Voto de não-confiança
O dr. Ricardo Salgado resolveu envolver o Presidente da República, o primeiro- ministro e o vice primeiro-ministro na suspeita e obscura falência do banco e do grupo Espírito Santo; e numa carta à comissão parlamentar de inquérito anunciou que tinha falado com os três muito antes do desastre se consumar. A manobra é inteligente. Sozinho e ainda à solta (por uma caução de milhões de euros) Ricardo Salgado precisa de “politizar” as coisas para turvar o caso ou, pelo menos, para reduzir a sua responsabilidade nesta infecta história. A simples revelação de que se encontrou com os mais poderosos representantes do Estado (sem revelar o que disse e o que lhe disseram), insinua uma cumplicidade que provavelmente nunca existiu, mas que, mesmo em hipótese, lhe fornece um saco de justificações.
Para sorte dele, o dr. Cavaco reagiu com uma declaração embrulhada e comprometedora. Nada o impedia de reconhecer que vira Salgado e de lembrar cordatamente o seu dever de reserva. Com alguma parcimónia e gravidade, encerrava o assunto. Mas Cavaco, que sempre foi vingativo e provinciano, não ficou pela solução mais lógica e acrescentou muito excitado que nunca comentara a situação do BES, tinha citado simplesmente a opinião do Banco de Portugal sobre o BES – o resto era “mentira”. Ora, como o país logo concluiu, o Presidente da República não citaria a opinião do Banco, se não concordasse com ela. E, como o Banco se enganara, isto levou à ruína uns milhares de accionistas e depositantes do BES, que acreditavam na autoridade e no bom senso do dr. Cavaco.

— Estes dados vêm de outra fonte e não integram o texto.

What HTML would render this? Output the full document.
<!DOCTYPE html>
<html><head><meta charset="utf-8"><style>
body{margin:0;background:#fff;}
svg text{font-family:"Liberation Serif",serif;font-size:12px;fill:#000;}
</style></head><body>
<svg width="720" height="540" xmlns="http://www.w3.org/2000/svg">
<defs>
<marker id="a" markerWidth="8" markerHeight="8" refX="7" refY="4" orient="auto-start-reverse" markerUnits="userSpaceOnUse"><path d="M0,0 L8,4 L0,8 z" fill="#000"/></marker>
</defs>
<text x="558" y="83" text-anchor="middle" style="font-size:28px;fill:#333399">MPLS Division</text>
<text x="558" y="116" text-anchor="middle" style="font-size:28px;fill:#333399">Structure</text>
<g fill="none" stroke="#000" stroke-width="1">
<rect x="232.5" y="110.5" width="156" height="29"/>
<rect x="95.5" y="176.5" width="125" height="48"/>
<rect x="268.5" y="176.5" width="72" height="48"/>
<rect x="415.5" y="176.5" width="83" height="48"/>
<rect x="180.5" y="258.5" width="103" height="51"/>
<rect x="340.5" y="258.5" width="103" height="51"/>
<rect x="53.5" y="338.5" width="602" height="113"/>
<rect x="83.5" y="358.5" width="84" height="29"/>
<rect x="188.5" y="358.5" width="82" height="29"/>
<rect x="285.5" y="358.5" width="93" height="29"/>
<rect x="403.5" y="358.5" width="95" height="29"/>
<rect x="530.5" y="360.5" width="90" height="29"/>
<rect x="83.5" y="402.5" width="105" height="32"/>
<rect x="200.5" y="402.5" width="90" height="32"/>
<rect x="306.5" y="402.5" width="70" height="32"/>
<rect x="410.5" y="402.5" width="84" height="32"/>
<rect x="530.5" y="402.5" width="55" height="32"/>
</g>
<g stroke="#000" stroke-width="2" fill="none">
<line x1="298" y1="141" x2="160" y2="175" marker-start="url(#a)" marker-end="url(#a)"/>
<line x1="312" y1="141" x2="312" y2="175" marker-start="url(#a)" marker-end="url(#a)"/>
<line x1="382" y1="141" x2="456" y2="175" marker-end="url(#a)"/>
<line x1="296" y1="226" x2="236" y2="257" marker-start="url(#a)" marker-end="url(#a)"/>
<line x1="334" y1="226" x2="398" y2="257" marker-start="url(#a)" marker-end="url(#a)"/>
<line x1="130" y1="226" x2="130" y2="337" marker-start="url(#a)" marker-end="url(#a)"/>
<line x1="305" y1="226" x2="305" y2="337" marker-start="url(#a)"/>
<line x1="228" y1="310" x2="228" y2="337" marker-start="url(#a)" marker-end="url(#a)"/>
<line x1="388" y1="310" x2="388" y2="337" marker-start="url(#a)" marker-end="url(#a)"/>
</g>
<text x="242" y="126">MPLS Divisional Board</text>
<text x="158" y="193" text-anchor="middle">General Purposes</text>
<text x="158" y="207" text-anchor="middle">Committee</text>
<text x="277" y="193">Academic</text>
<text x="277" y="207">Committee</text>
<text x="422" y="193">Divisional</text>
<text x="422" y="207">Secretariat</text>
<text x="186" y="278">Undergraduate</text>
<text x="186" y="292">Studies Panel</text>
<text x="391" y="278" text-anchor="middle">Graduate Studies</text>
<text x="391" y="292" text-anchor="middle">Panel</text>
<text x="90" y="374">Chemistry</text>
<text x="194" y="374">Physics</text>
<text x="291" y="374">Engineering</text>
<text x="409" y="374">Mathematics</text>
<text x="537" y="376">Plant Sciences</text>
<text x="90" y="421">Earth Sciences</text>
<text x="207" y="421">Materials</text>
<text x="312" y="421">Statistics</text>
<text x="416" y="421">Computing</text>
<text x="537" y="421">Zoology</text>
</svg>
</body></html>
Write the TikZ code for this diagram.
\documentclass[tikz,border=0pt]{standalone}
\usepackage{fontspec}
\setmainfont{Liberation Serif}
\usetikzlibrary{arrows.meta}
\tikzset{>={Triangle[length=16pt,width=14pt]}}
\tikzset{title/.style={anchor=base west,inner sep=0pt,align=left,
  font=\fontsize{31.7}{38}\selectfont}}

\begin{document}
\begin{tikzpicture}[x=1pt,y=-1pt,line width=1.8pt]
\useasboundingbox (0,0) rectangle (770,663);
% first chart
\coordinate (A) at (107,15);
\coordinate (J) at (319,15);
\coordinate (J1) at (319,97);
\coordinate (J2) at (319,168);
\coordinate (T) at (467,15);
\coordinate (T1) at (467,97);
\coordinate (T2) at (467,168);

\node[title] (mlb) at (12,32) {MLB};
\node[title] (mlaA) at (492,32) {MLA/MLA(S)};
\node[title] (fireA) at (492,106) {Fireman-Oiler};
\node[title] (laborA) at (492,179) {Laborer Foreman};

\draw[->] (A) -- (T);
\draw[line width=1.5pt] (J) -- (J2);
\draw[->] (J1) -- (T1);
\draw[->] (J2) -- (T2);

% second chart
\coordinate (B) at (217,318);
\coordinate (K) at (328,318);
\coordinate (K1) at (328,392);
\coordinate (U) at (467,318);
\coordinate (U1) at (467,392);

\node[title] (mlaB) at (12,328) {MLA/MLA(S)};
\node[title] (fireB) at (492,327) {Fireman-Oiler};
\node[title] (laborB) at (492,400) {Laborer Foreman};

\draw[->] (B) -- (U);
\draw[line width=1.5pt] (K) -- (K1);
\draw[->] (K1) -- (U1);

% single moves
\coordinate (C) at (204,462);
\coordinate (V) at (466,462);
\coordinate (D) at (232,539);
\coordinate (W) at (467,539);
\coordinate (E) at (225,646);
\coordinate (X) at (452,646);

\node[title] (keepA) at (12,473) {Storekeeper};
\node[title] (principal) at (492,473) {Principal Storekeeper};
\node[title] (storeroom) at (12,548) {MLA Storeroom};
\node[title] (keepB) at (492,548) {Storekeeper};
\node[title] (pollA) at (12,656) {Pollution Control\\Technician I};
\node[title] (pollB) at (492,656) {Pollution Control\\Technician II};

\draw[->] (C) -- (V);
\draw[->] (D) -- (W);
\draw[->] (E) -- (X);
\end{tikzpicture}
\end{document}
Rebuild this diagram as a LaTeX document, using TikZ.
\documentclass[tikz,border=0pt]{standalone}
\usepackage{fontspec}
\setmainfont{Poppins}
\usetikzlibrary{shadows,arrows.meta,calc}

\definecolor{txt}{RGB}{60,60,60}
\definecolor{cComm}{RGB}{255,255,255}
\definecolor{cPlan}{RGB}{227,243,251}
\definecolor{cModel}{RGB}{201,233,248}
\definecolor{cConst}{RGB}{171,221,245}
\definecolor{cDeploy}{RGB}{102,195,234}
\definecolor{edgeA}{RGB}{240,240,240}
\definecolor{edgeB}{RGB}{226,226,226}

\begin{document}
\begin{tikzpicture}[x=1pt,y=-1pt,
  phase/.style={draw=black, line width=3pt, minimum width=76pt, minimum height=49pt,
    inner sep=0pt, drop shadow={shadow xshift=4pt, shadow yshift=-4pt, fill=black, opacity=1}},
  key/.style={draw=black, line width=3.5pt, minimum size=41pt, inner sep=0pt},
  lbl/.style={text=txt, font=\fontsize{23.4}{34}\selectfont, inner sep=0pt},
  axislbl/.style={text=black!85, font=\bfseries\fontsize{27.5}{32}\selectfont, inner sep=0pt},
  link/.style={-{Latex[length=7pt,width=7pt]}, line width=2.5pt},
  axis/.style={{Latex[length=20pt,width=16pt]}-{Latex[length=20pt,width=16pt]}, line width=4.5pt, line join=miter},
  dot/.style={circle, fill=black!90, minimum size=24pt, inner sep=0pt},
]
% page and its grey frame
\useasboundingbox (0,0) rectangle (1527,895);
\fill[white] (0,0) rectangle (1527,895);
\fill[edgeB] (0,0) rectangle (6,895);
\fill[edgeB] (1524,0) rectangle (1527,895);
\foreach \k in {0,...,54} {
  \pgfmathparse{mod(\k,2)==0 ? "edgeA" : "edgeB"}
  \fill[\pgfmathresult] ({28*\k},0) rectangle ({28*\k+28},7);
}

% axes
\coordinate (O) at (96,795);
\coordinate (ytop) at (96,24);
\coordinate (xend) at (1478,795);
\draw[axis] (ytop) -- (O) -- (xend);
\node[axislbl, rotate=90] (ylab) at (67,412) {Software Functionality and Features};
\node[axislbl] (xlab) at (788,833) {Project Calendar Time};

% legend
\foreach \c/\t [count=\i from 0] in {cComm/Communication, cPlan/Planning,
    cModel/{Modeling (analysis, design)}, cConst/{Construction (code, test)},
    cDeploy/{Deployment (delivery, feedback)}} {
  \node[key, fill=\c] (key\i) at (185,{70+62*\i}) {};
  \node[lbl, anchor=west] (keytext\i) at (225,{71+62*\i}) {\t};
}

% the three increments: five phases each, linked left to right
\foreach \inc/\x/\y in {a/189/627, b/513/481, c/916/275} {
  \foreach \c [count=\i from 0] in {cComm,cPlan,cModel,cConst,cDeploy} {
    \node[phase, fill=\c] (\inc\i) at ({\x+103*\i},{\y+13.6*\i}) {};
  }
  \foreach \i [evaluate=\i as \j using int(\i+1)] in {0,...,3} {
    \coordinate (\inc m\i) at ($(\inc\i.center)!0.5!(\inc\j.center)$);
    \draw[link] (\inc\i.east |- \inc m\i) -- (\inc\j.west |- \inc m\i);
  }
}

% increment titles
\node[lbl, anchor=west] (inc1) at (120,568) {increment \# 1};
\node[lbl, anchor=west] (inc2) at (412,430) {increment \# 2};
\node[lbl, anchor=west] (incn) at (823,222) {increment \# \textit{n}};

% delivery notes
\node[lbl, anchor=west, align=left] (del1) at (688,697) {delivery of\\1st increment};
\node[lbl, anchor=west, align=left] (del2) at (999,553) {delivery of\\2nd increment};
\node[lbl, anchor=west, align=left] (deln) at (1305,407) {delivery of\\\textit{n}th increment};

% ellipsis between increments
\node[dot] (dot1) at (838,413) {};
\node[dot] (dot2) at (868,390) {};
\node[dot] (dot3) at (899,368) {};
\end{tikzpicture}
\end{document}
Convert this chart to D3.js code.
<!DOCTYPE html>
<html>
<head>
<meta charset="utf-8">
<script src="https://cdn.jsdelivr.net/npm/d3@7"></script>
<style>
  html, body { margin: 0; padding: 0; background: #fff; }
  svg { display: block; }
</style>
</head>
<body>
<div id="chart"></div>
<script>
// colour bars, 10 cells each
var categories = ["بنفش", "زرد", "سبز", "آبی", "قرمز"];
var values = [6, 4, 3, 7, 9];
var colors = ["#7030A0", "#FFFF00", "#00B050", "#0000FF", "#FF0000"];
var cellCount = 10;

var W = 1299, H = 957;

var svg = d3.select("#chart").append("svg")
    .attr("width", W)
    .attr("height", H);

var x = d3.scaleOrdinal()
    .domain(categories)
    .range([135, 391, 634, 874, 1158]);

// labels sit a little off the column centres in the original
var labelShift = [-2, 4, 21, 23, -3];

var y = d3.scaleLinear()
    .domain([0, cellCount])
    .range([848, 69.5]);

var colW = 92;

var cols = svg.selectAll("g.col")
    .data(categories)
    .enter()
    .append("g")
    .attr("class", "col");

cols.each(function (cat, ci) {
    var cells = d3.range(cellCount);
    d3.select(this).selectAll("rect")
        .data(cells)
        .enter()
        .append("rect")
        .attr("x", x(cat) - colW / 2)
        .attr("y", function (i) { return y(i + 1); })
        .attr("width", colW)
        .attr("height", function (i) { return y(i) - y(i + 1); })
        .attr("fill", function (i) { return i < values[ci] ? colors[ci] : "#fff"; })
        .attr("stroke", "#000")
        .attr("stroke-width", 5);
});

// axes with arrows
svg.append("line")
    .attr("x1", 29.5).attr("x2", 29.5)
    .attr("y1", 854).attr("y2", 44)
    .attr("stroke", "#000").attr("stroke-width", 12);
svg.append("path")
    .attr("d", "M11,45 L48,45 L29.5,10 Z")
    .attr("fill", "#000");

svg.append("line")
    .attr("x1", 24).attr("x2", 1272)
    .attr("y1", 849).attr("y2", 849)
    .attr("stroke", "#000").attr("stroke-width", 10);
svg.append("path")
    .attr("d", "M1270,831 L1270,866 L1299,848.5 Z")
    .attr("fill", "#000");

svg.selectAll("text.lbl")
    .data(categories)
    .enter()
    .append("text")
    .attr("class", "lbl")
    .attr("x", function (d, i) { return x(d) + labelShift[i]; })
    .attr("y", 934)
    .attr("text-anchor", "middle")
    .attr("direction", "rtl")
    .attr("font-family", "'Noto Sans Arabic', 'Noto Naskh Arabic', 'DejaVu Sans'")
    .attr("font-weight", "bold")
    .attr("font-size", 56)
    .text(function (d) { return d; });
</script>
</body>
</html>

A memória dos portugueses não é famosa e ninguém se lembrou do célebre episódio do “gato por lebre”, que inaugurou a carreira do homem. Só a esquerda, que o odeia com uma intensidade assustadora, ferrou o dente naquela miserável trapalhada e não a deixará tão cedo. E com razão. O dr. Cavaco exibe a cada passo, até nos mais pequenos pormenores, a sua incapacidade para o cargo em que infelizmente o puseram. Este incidente não é uma gaffe inócua e desculpável, é uma intervenção profunda na vida material do país, agravada por uma fuga desordenada à franqueza e à verdade política. O sr. Presidente da República devia daqui em diante observar um silêncio penitente e total, com o fim meritório de não assanhar a crise que ele consentiu e em parte criou. Não merece a nossa confiança.